Łukaszenka: Białoruś nie ma nic wspólnego z przywozem do Rosji towarów objętych sankcjami
zdjęcie ilustracyjne. Foto: shutterstock

Wwóz do Rosji towarów objętych sankcjami organizują rosyjskie firmy, za którymi stoją mundurowi – oznajmił we wtorek prezydent Białorusi Alaksandr Łukaszenka, odnosząc się do zarzutów Rosji ws. pośrednictwa Białorusi w omijaniu embarga na towary z Zachodu.

- Trzeba o tym odważniej mówić. Według służb specjalnych wszystkie te negatywne procesy związane z objętymi sankcjami towarami są organizowane przez firmy rosyjskie, często duże, za którymi stoją ważni ludzie w mundurach - oświadczył Łukaszenka podczas spotkania z szefem białoruskiego Państwowego Komitetu Celnego Jurym Siańką.

- Dla nas to ból głowy.
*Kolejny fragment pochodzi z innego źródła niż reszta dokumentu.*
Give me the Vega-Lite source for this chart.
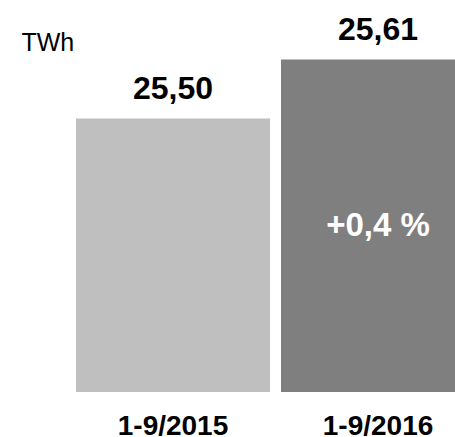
{
  "$schema": "https://vega.github.io/schema/vega-lite/v6.json",
  "width": 455,
  "height": 392,
  "autosize": {"type": "none"},
  "padding": {"left": 0, "top": 0, "right": 0, "bottom": 45},
  "background": "white",
  "config": {"view": {"stroke": null}},
  "data": {
    "values": [
      {"period": "1-9/2015", "value": 25.50, "label": "25,50", "change": ""},
      {"period": "1-9/2016", "value": 25.61, "label": "25,61", "change": "+0,4 %"}
    ]
  },
  "encoding": {
    "x": {
      "field": "period",
      "type": "nominal",
      "sort": null,
      "scale": {"range": [76, 475], "paddingInner": 0.0537, "paddingOuter": 0},
      "axis": {
        "title": null,
        "domain": false,
        "ticks": false,
        "tickSize": 0,
        "labelAngle": 0,
        "labelFont": "Liberation Sans",
        "labelFontSize": 28,
        "labelFontWeight": "bold",
        "labelColor": "black",
        "labelBaseline": "alphabetic",
        "labelPadding": 42,
        "labelLimit": 0
      }
    },
    "y": {
      "field": "value",
      "type": "quantitative",
      "scale": {"domain": [24.99, 25.721], "zero": false, "nice": false},
      "axis": {
        "title": "TWh",
        "labels": false,
        "ticks": false,
        "domain": false,
        "grid": false,
        "titleAngle": 0,
        "titleX": 21,
        "titleY": 50,
        "titleAlign": "left",
        "titleBaseline": "alphabetic",
        "titleFont": "Liberation Sans",
        "titleFontSize": 25,
        "titleFontWeight": "normal",
        "titleColor": "black"
      }
    }
  },
  "layer": [
    {
      "mark": {"type": "bar", "clip": true},
      "encoding": {
        "y2": {"datum": 24.99},
        "color": {
          "field": "period",
          "type": "nominal",
          "scale": {"range": ["#bfbfbf", "#7f7f7f"]},
          "legend": null
        }
      }
    },
    {
      "mark": {"type": "text", "baseline": "alphabetic", "dy": -20, "font": "Liberation Sans", "fontSize": 32, "fontWeight": "bold", "color": "black"},
      "encoding": {"text": {"field": "label"}}
    },
    {
      "mark": {"type": "text", "baseline": "middle", "dy": 166, "font": "Liberation Sans", "fontSize": 33, "fontWeight": "bold", "color": "white"},
      "encoding": {"text": {"field": "change"}}
    }
  ]
}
Wykonujemy wielką pracę w interesie Rosji. (...) A oni zgłaszają pretensje. Zamiast podziękować, mówią, że źle działamy w kwestii towarów objętych embargiem – mówił białoruski prezydent, cytowany przez państwową agencję BiełTA.

Siańko z kolei wskazał, że odkąd Moskwa w odpowiedzi na sankcje po aneksji Krymu wprowadziła embargo na szereg towarów z krajów zachodnich, strona białoruska podjęła wiele działań na rzecz przeciwdziałania wwozowi takich ładunków do Rosji.

- Przeprowadzono 4,7 tys. akcji specjalnych, ujawniono 2,2 tys. naruszeń administracyjnych, wszczęto 30 postępowań karnych dotyczących nielegalnego przewozu 25 tys. ton zakazanych towarów - mówił Siańko.

W rozmowie z dziennikarzami urzędnik dodał, że w przeważającej większości przypadków odpowiedzialne za te praktyki są podmioty rosyjskie. - Nie ma podstaw, by zarzucać Białorusi, że jest jakimś krajem tranzytowym dla towarów pod embargiem. Mówi o tym statystyka - oświadczył.